At the beginning of World War II, the United States Navy purchased 2,500 acres (1,000 ha) of land in southwestern Dade (now called Miami-Dade) County, Florida for the purpose of constructing an airship base. The land was owned by the Richmond Timber Company, a major supplier of Dade County Pine (a denser, harder, sub-species of Pinus Palustris, or Long Leaf Pine). The base was named Naval Air Station Richmond, after the lumber company and was home to the 25 ships of ZP-21(Patrol, Airship Squadron 21 and Airship Wing 2). NAS RICHMOND was the second largest airship base in the United States, NAS LAKEHURST being the largest. NAS RICHMOND was destroyed by a hurricane and fire in September 1945.

After the end of World War II, Captain Frank C. Martin, a white Pan American pilot, purchased farm land adjacent to the base in rural southwest Dade County. With this purchase he created Richmond Heights, as a new community for returning African American Veterans. Martin who served with black soldiers in World War II, had gained great admiration and respect for their fighting spirit and ability to overcome many obstacles created by both war and racial prejudice.

Prior to the Civil Rights Movement, decent affordable housing for African Americans professionals in South Florida was difficult to find. Martin soon formed Richmond Development Inc., and sought the help of a local advisory committee of African Americans to build his community. The committee included, Canon Theodore Gibson, Rector of Christ Episcopal Church in Coconut Grove, who was to become the leader of Miami's Civil Rights Movement, David A. Douglas, manager of the Atlanta Life Insurance Company and others such as Rev. Graham, Attorney G.E. Graves and Mr. William Perry.

As for Martin he made his home available to residents for weekend social activities, where the subject often turned to his dream of building a community theater and expanding the community across 152nd street where lakes would be dug.

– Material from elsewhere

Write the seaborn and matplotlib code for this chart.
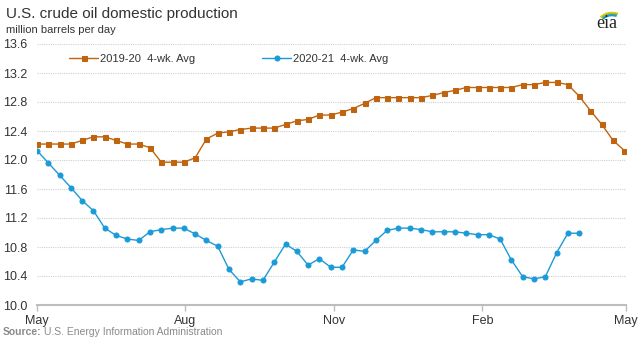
import numpy as np
import pandas as pd
import matplotlib
matplotlib.use("Agg")
import matplotlib.pyplot as plt
import matplotlib.dates as mdates
from matplotlib.patches import Arc
import seaborn as sns

# ---- data ----
series_2019 = [12.22, 12.22, 12.22, 12.22, 12.27, 12.32, 12.32, 12.27, 12.22, 12.22,
               12.17, 11.97, 11.97, 11.97, 12.03, 12.29, 12.37, 12.39, 12.42,
               12.44, 12.44, 12.44, 12.49, 12.54, 12.56, 12.62, 12.62, 12.66, 12.71,
               12.78, 12.86, 12.86, 12.86, 12.86, 12.86, 12.89,
               12.93, 12.96, 13.00, 13.00, 13.00, 13.00, 13.00, 13.04, 13.04, 13.07,
               13.07, 13.04, 12.88, 12.68, 12.49, 12.27, 12.13]
series_2020 = [12.13, 11.96, 11.79, 11.62, 11.44, 11.30, 11.06, 10.96, 10.91, 10.89,
               11.01, 11.04, 11.06, 11.06, 10.98, 10.89, 10.81, 10.49, 10.32,
               10.36, 10.34, 10.59, 10.84, 10.74, 10.55, 10.64, 10.52, 10.52, 10.76,
               10.74, 10.89, 11.03, 11.06, 11.06, 11.04, 11.01,
               11.01, 11.01, 10.99, 10.97, 10.97, 10.91, 10.62, 10.39, 10.36, 10.39,
               10.72, 10.99, 10.99]
label_2019 = "2019-20  4-wk. Avg"
label_2020 = "2020-21  4-wk. Avg"
y_ticks = [10.0, 10.4, 10.8, 11.2, 11.6, 12.0, 12.4, 12.8, 13.2, 13.6]
x_tick_dates = ["2020-05-01", "2020-08-01", "2020-11-01", "2021-02-01", "2021-05-01"]

weeks = pd.date_range("2020-05-01", periods=len(series_2019), freq="7D")
df19 = pd.DataFrame({"date": weeks, "value": series_2019})
df20 = pd.DataFrame({"date": weeks[:len(series_2020)], "value": series_2020})

sns.set_theme(style="white")
plt.rcParams["font.family"] = ["Liberation Sans", "DejaVu Sans"]

fig = plt.figure(figsize=(6.4, 3.42), dpi=100)
ax = fig.add_axes([37/640, 1-305/342, (626-37)/640, (305-44)/342])

orange = "#C0640F"
blue = "#1B9AD8"
sns.lineplot(data=df19, x="date", y="value", ax=ax, color=orange, lw=1.0,
             marker="s", markersize=3.6, markeredgecolor=orange, label=label_2019)
sns.lineplot(data=df20, x="date", y="value", ax=ax, color=blue, lw=1.0,
             marker="o", markersize=3.6, markeredgecolor=blue, label=label_2020)

ax.set_xlim(pd.Timestamp("2020-05-01"), pd.Timestamp("2021-05-01"))
ax.set_ylim(10.0, 13.6)
ax.set_yticks(y_ticks)
ax.set_yticklabels([f"{v:.1f}" for v in y_ticks])
ax.set_xticks([pd.Timestamp(d) for d in x_tick_dates])
ax.xaxis.set_major_formatter(mdates.DateFormatter("%b"))
ax.set_xlabel("")
ax.set_ylabel("")

ax.grid(axis="y", color="#D0D0D0", lw=0.8, ls=(0, (1, 1)))
ax.grid(axis="x", visible=False)
for s in ["top", "right", "left"]:
    ax.spines[s].set_visible(False)
ax.spines["bottom"].set_color("#BDBDBD")
ax.spines["bottom"].set_linewidth(1.5)
ax.tick_params(axis="x", length=4, width=1, color="#BDBDBD", labelsize=9,
               labelcolor="#333333", pad=3, bottom=True)
ax.tick_params(axis="y", length=0, labelsize=9, labelcolor="#333333", pad=7)

leg = ax.legend(loc="upper left", bbox_to_anchor=(0.038, 1.0), ncol=2, frameon=False,
                fontsize=8, handlelength=2.6, columnspacing=6.0, handletextpad=0.2,
                labelcolor="#333333")

fig.text(6/640, 1-14/342, "U.S. crude oil domestic production", fontsize=11,
         color="#333333", va="center", ha="left")
fig.text(6/640, 1-30/342, "million barrels per day", fontsize=8,
         color="#333333", va="center", ha="left")
fig.text(3/640, 1-332/342, "Source:", fontsize=7.5, color="#8A8A8A",
         fontweight="bold", va="center", ha="left")
fig.text(44/640, 1-332/342, "U.S. Energy Information Administration", fontsize=7.5,
         color="#8A8A8A", va="center", ha="left")

# eia logo
fig.text(607/640, 1-24/342, "eia", fontsize=13, family="Liberation Serif",
         color="#222222", ha="center", va="center")
lax = fig.add_axes([590/640, 1-32/342, 36/640, 28/342])
lax.set_xlim(0, 36); lax.set_ylim(0, 28); lax.axis("off")
for r, c in [(14, "#F5C400"), (12.5, "#8CC63F"), (11, "#1B9AD8")]:
    lax.add_patch(Arc((22, 8), 2*r, 1.6*r, theta1=60, theta2=150, color=c, lw=1.6))

fig.savefig("out.png", dpi=100)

Martin donated land for parks, two churches (Bethel Baptist & Martin Memorial A.M.E) and the elementary school, which today bears his name.

Interestingly, of the original 3,000 acres (12 km2) he purchased in 1949, the Federal Government used eight hundred (800) acres to build the headquarters of Naval Air Station Richmond, a blimp base hastily constructed in the early months of World War II Richmond, and was eventually home to 25 K-series blimps, three hangars, and 3,000 men. The hangars were 16 stories tall, built of Douglas fir brought in by train. The blimps protected ship convoys in the Florida Straits, and [Richmond] was the headquarters for the fight against Nazi U-boats operating in the Caribbean.

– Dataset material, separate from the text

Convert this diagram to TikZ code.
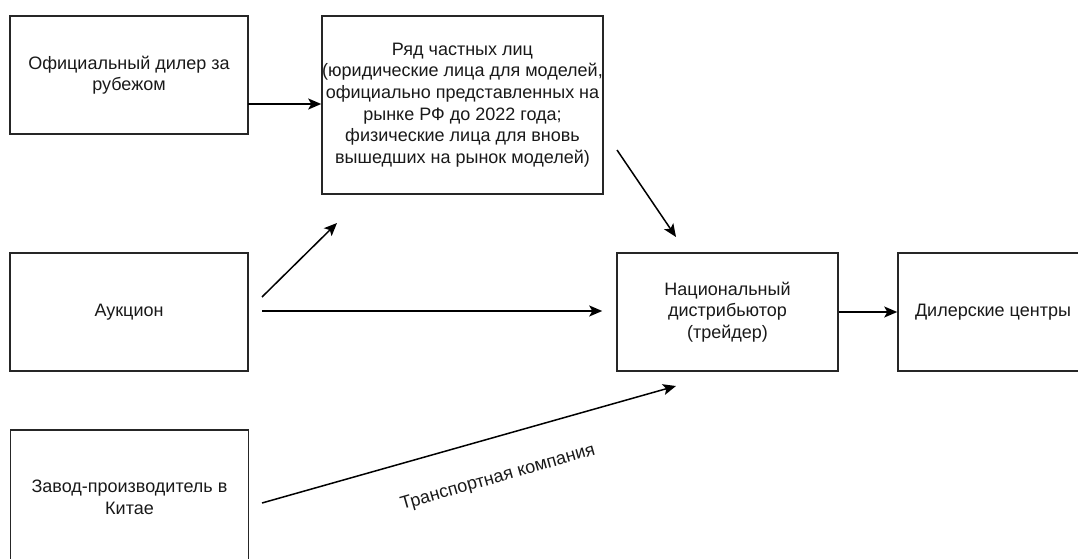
\documentclass[tikz,border=0pt]{standalone}
\usepackage{fontspec}
\setmainfont{Liberation Sans}
\usetikzlibrary{arrows.meta}

\begin{document}
\begin{tikzpicture}[
  x = 1pt,
  y = -1pt,
  box/.style = {
    draw = black!85,
    line width = 1.5pt,
    inner sep = 0pt,
    align = center,
    text = black!90,
    font = \fontsize{18}{21.6}\selectfont
  },
  arr/.style = {
    line width = 1.5pt,
    -{Stealth[length = 13pt, width = 11pt, inset = 3pt]}
  }
]
  \useasboundingbox (0, 0) rectangle (1078, 559);
  \clip (0, 0) rectangle (1078, 559);

  \draw node[box, minimum width = 238pt, minimum height = 118pt] (dealer) at (129, 75)
    {Официальный дилер за\\рубежом};
  \draw node[box, minimum width = 281pt, minimum height = 178pt] (private) at (462.5, 105)
    {Ряд частных лиц\\(юридические лица для моделей,\\официально представленных на\\рынке РФ до 2022 года;\\физические лица для вновь\\вышедших на рынок моделей)};
  \draw node[box, minimum width = 238pt, minimum height = 118pt] (auction) at (129, 312)
    {Аукцион};
  \draw node[box, minimum width = 238pt, minimum height = 135pt] (factory) at (129.5, 497.5)
    {Завод-производитель в\\Китае};
  \draw node[box, minimum width = 221pt, minimum height = 118pt] (distributor) at (727.5, 312)
    {Национальный\\дистрибьютор\\(трейдер)};
  \draw node[box, minimum width = 190pt, minimum height = 118pt] (centers) at (993, 312)
    {Дилерские центры};

  \coordinate (D1) at (248, 104);
  \coordinate (A1) at (262, 297);
  \coordinate (A2) at (337, 223);
  \coordinate (A3) at (262, 311);
  \coordinate (P1) at (617, 150);
  \coordinate (N1) at (676, 237);
  \coordinate (F1) at (262, 503);
  \coordinate (N2) at (676, 386);

  \draw[arr] (D1) -- (private.west |- D1);
  \draw[arr] (A1) -- (A2);
  \draw[arr] (A3) -- ([xshift = -14pt] distributor.west |- A3);
  \draw[arr] (P1) -- (N1);
  \draw[arr] (distributor.east) -- (centers.west);
  \draw[arr] (F1) -- (N2);
  \draw node[rotate = 16, text = black!90, font = \fontsize{18}{21.6}\selectfont] (transport) at (498, 478)
    {Транспортная компания};
\end{tikzpicture}
\end{document}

By May 1951, Martin's Richmond Heights reached 457 homes. Unfortunately, he did not live to see his dream community when, on a trip near Lake Placid in Central Florida, Martin was killed in a collision with a truck.

Shocked at the loss of the 42-year-old community leader, construction stalled until 1952, when Hialeah builder, E.J. Pollock, a good friend and believer in Martin's plan, purchased the remaining acreage and began building.

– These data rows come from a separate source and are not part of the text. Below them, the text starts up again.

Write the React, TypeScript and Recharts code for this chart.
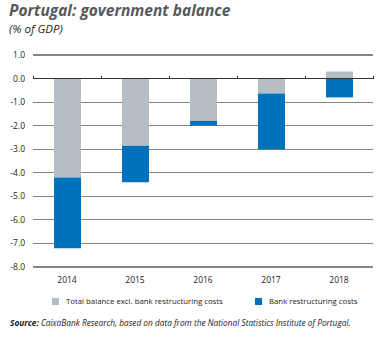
import React from 'react';
import { BarChart, Bar, XAxis, YAxis, CartesianGrid, ReferenceLine } from 'recharts';

const years = ['2014', '2015', '2016', '2017', '2018'];
const balanceExclBank = [-4.2, -2.85, -1.8, -0.63, 0.3];
const bankCosts = [-3.0, -1.55, -0.2, -2.37, -0.8];
const yTicks = [1, 0, -1, -2, -3, -4, -5, -6, -7, -8];
const seriesNames = ['Total balance excl. bank restructuring costs', 'Bank restructuring costs'];

const GREY = '#b4bec3';
const BLUE = '#0071bb';
const GRID = '#858585';
const FONT = '"Open Sans", "Noto Sans", sans-serif';

const data = years.map((year, i) => ({ year, balance: balanceExclBank[i], bank: bankCosts[i] }));

// zero line with small upward ticks between the categories
const ZeroLine = (props: any) => {
  const { x1, x2, y1 } = props;
  const step = (x2 - x1) / years.length;
  return (
    <g shapeRendering="crispEdges">
      <line x1={x1} x2={x2} y1={y1} y2={y1} stroke="#333" strokeWidth={1.2} />
      {Array.from({ length: years.length + 1 }, (_, i) => (
        <line key={i} x1={x1 + i * step} x2={x1 + i * step} y1={y1} y2={y1 - 3} stroke="#333" strokeWidth={1} />
      ))}
    </g>
  );
};

const legendItems = [
  { name: seriesNames[0], color: GREY, left: 52 },
  { name: seriesNames[1], color: BLUE, left: 255 },
];

const App: React.FC = () => {
  return (
    <div style={{ position: 'absolute', top: 0, left: 0, width: 390, height: 338, background: '#fff', fontFamily: FONT }}>
      <BarChart
        width={390}
        height={338}
        data={data}
        stackOffset="sign"
        margin={{ top: 55, right: 17, bottom: 41, left: 0 }}
      >
        <CartesianGrid vertical={false} stroke={GRID} strokeWidth={1.2} shapeRendering="crispEdges" />
        <XAxis
          dataKey="year"
          height={30}
          axisLine={false}
          tickLine={false}
          tickMargin={4}
          tick={{ fontSize: 8.5, fill: '#222', fontFamily: FONT }}
        />
        <YAxis
          width={33}
          domain={[-8, 1]}
          ticks={yTicks}
          interval={0}
          axisLine={false}
          tickLine={false}
          tickFormatter={(v: number) => v.toFixed(1)}
          tick={{ fontSize: 8.5, fill: '#222', fontFamily: FONT }}
        />
        <Bar dataKey="balance" name={seriesNames[0]} stackId="a" fill={GREY} barSize={27} isAnimationActive={false} />
        <Bar dataKey="bank" name={seriesNames[1]} stackId="a" fill={BLUE} barSize={27} isAnimationActive={false} />
        <ReferenceLine y={0} shape={ZeroLine} />
      </BarChart>

      <div style={{ position: 'absolute', left: 9, top: 2, fontSize: 15.5, lineHeight: '16px', fontWeight: 'bold', fontStyle: 'italic', color: '#58595b', whiteSpace: 'nowrap' }}>
        Portugal: government balance
      </div>
      <div style={{ position: 'absolute', left: 9, top: 23, fontSize: 11.5, lineHeight: '12px', fontStyle: 'italic', color: '#222', whiteSpace: 'nowrap' }}>
        (% of GDP)
      </div>

      {legendItems.map((it) => (
        <div key={it.name} style={{ position: 'absolute', left: it.left, top: 296, display: 'flex', alignItems: 'center', fontSize: 7.8, color: '#222', whiteSpace: 'nowrap' }}>
          <span style={{ width: 7, height: 7, background: it.color, display: 'inline-block', marginRight: 7 }} />
          <span>{it.name}</span>
        </div>
      ))}

      <div style={{ position: 'absolute', left: 10, top: 317, fontSize: 8.3, fontStyle: 'italic', color: '#222', whiteSpace: 'nowrap' }}>
        <span style={{ fontWeight: 'bold' }}>Source:</span> CaixaBank Research, based on data from the National Statistics Institute of Portugal.
      </div>
    </div>
  );
};

export default App;
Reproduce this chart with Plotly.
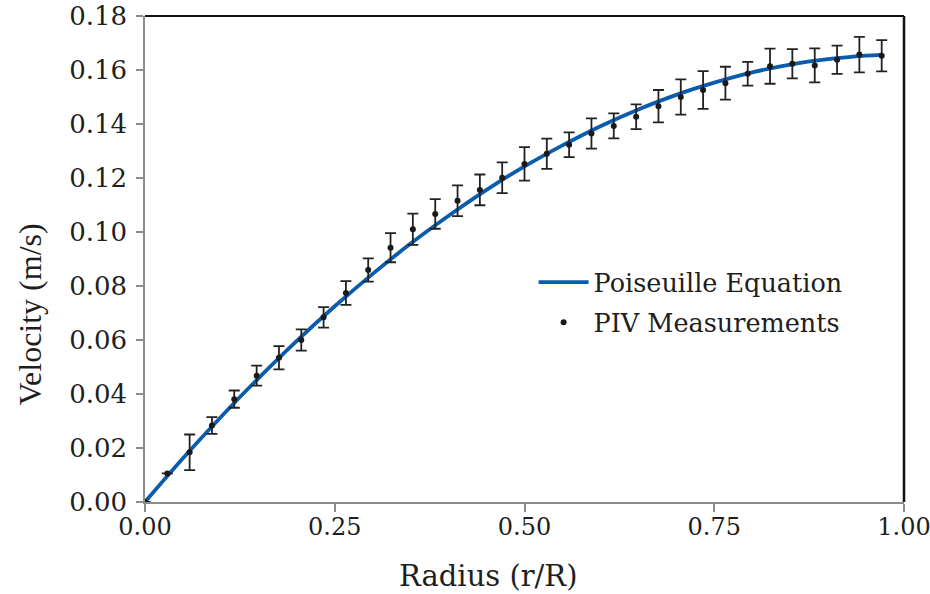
import plotly.graph_objects as go

# Poiseuille curve
curve_x = [0.00, 0.05, 0.10, 0.15, 0.20, 0.25, 0.30, 0.35, 0.40, 0.45, 0.50,
           0.55, 0.60, 0.65, 0.70, 0.75, 0.80, 0.85, 0.90, 0.95, 0.97]
curve_y = [0.0000, 0.0162, 0.0315, 0.0460, 0.0597, 0.0725, 0.0845, 0.0957, 0.1060, 0.1156, 0.1243,
           0.1321, 0.1392, 0.1454, 0.1508, 0.1553, 0.1591, 0.1620, 0.1640, 0.1653, 0.1656]

# PIV measurements
piv_x = [0.0000, 0.0294, 0.0588, 0.0882, 0.1176, 0.1471, 0.1765, 0.2059, 0.2353, 0.2647,
         0.2941, 0.3235, 0.3529, 0.3824, 0.4118, 0.4412, 0.4706, 0.5000, 0.5294, 0.5588,
         0.5882, 0.6176, 0.6471, 0.6765, 0.7059, 0.7353, 0.7647, 0.7941, 0.8235, 0.8529,
         0.8824, 0.9118, 0.9412, 0.9706]
piv_y = [0.0000, 0.0106, 0.0184, 0.0283, 0.0381, 0.0468, 0.0534, 0.0600, 0.0684, 0.0774,
         0.0859, 0.0942, 0.1010, 0.1067, 0.1116, 0.1156, 0.1201, 0.1252, 0.1290, 0.1323,
         0.1365, 0.1393, 0.1427, 0.1466, 0.1500, 0.1526, 0.1551, 0.1586, 0.1614, 0.1623,
         0.1617, 0.1638, 0.1657, 0.1653]
piv_err = [0.0000, 0.0000, 0.0066, 0.0031, 0.0032, 0.0037, 0.0043, 0.0039, 0.0038, 0.0044,
           0.0043, 0.0054, 0.0058, 0.0055, 0.0057, 0.0057, 0.0057, 0.0062, 0.0056, 0.0046,
           0.0056, 0.0046, 0.0046, 0.0060, 0.0065, 0.0070, 0.0061, 0.0044, 0.0065, 0.0054,
           0.0063, 0.0052, 0.0066, 0.0058]

x_ticks = [0.00, 0.25, 0.50, 0.75, 1.00]
x_ticklabels = ["0.00", "0.25", "0.50", "0.75", "1.00"]
y_ticks = [0.00, 0.02, 0.04, 0.06, 0.08, 0.10, 0.12, 0.14, 0.16, 0.18]
y_ticklabels = ["0.00", "0.02", "0.04", "0.06", "0.08", "0.10", "0.12", "0.14", "0.16", "0.18"]

x_title = "Radius (r/R)"
y_title = "Velocity (m/s)"

FONT = "DejaVu Serif"
FONT_V = "Liberation Serif"
BLUE = "#0B5CAD"
TXT = "#1e1e1e"

fig = go.Figure()
fig.add_trace(go.Scatter(
    x=curve_x, y=curve_y, mode="lines", name="Poiseuille Equation",
    line=dict(color=BLUE, width=3.8, shape="spline"),
    legendgroup="a",
))
fig.add_trace(go.Scatter(
    x=piv_x, y=piv_y, mode="markers", name="PIV Measurements",
    marker=dict(color="#1a1a1a", size=6),
    error_y=dict(type="data", array=piv_err, visible=True,
                 color="#222222", thickness=1.8, width=5.5),
    legendgroup="b",
))

fig.update_layout(
    width=930, height=594,
    margin=dict(l=145, r=26, t=16, b=92),
    paper_bgcolor="white", plot_bgcolor="white",
    font=dict(family=FONT, color=TXT, size=25),
    showlegend=True,
    legend=dict(x=0.512, y=0.50, xanchor="left", yanchor="top",
                bgcolor="rgba(0,0,0,0)", font=dict(size=25.5, family=FONT, color=TXT),
                traceorder="grouped", tracegroupgap=4, itemwidth=50),
    xaxis=dict(range=[0, 1.0], tickvals=x_ticks, ticktext=x_ticklabels,
               showgrid=False, zeroline=False, automargin=False,
               showline=True, linecolor="#8c8c8c", linewidth=1.5,
               ticks="outside", ticklen=8, tickcolor="#8c8c8c", tickwidth=1.5,
               tickfont=dict(size=24, family=FONT, color=TXT),
               ticklabelstandoff=-6, ticklabeloverflow="allow"),
    yaxis=dict(range=[0, 0.18], tickvals=y_ticks, ticktext=y_ticklabels,
               showgrid=False, zeroline=False, automargin=False,
               showline=True, linecolor="#8c8c8c", linewidth=1.5,
               ticks="outside", ticklen=7, tickcolor="#8c8c8c", tickwidth=1.5,
               tickfont=dict(size=26, family=FONT, color=TXT),
               ticklabelstandoff=4, ticklabeloverflow="allow"),
    annotations=[
        dict(text=x_title, xref="paper", yref="paper", x=0.452, y=-0.152,
             xanchor="center", yanchor="middle", showarrow=False,
             font=dict(size=29, family=FONT, color=TXT)),
        dict(text=y_title, xref="paper", yref="paper", x=-0.152, y=0.385,
             xanchor="center", yanchor="middle", showarrow=False, textangle=-90,
             font=dict(size=32, family=FONT_V, color=TXT)),
    ],
    shapes=[
        dict(type="line", xref="paper", yref="paper", x0=0, x1=1, y0=1, y1=1,
             line=dict(color="#111111", width=2)),
        dict(type="line", xref="paper", yref="paper", x0=1, x1=1, y0=0, y1=1,
             line=dict(color="#111111", width=2.5)),
    ],
)

fig.write_html("out.html")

Annually, people travel back to Miami-Dade County to celebrate the Historic Weekend hosted by the Historic Society. The 4th Annual Historic Weekend was celebrated on September 29 - October 1, 2016. This year visitors came from New Jersey, Georgia, Mississippi, and Virginia to celebrate the rich heritage of Historic Richmond Heights. The weekend began with a formal dinner at the Marriott Dadeland with a Junkanoo Band, Live Band, and white hot casino.

On Saturday, the documentary The Richmond Heights 49ers, directed by Jessica Garrett Modkins was premiered. The documentary explains why Captain Frank C. Martin, a white man, built a community for Black World War II veterans in 1949. It chronicles the early settlers’ lives through Jim Crow, school segregation, and armed forces segregation. The documentary features Captain Frank C. Martin, son of developer; Dr. Marvin Dun, author & retired professor; Graylyn Swiley Woods, historian; and early settlers like Samuel & Queen Armstrong.

The Richmond Heights 49ers was funded in part by a grant from the Florida Humanities Council, National Endowment of the Arts, Miami-Dade County Cultural Arts Department, and the Greater Miami Convention & Visitors Bureau.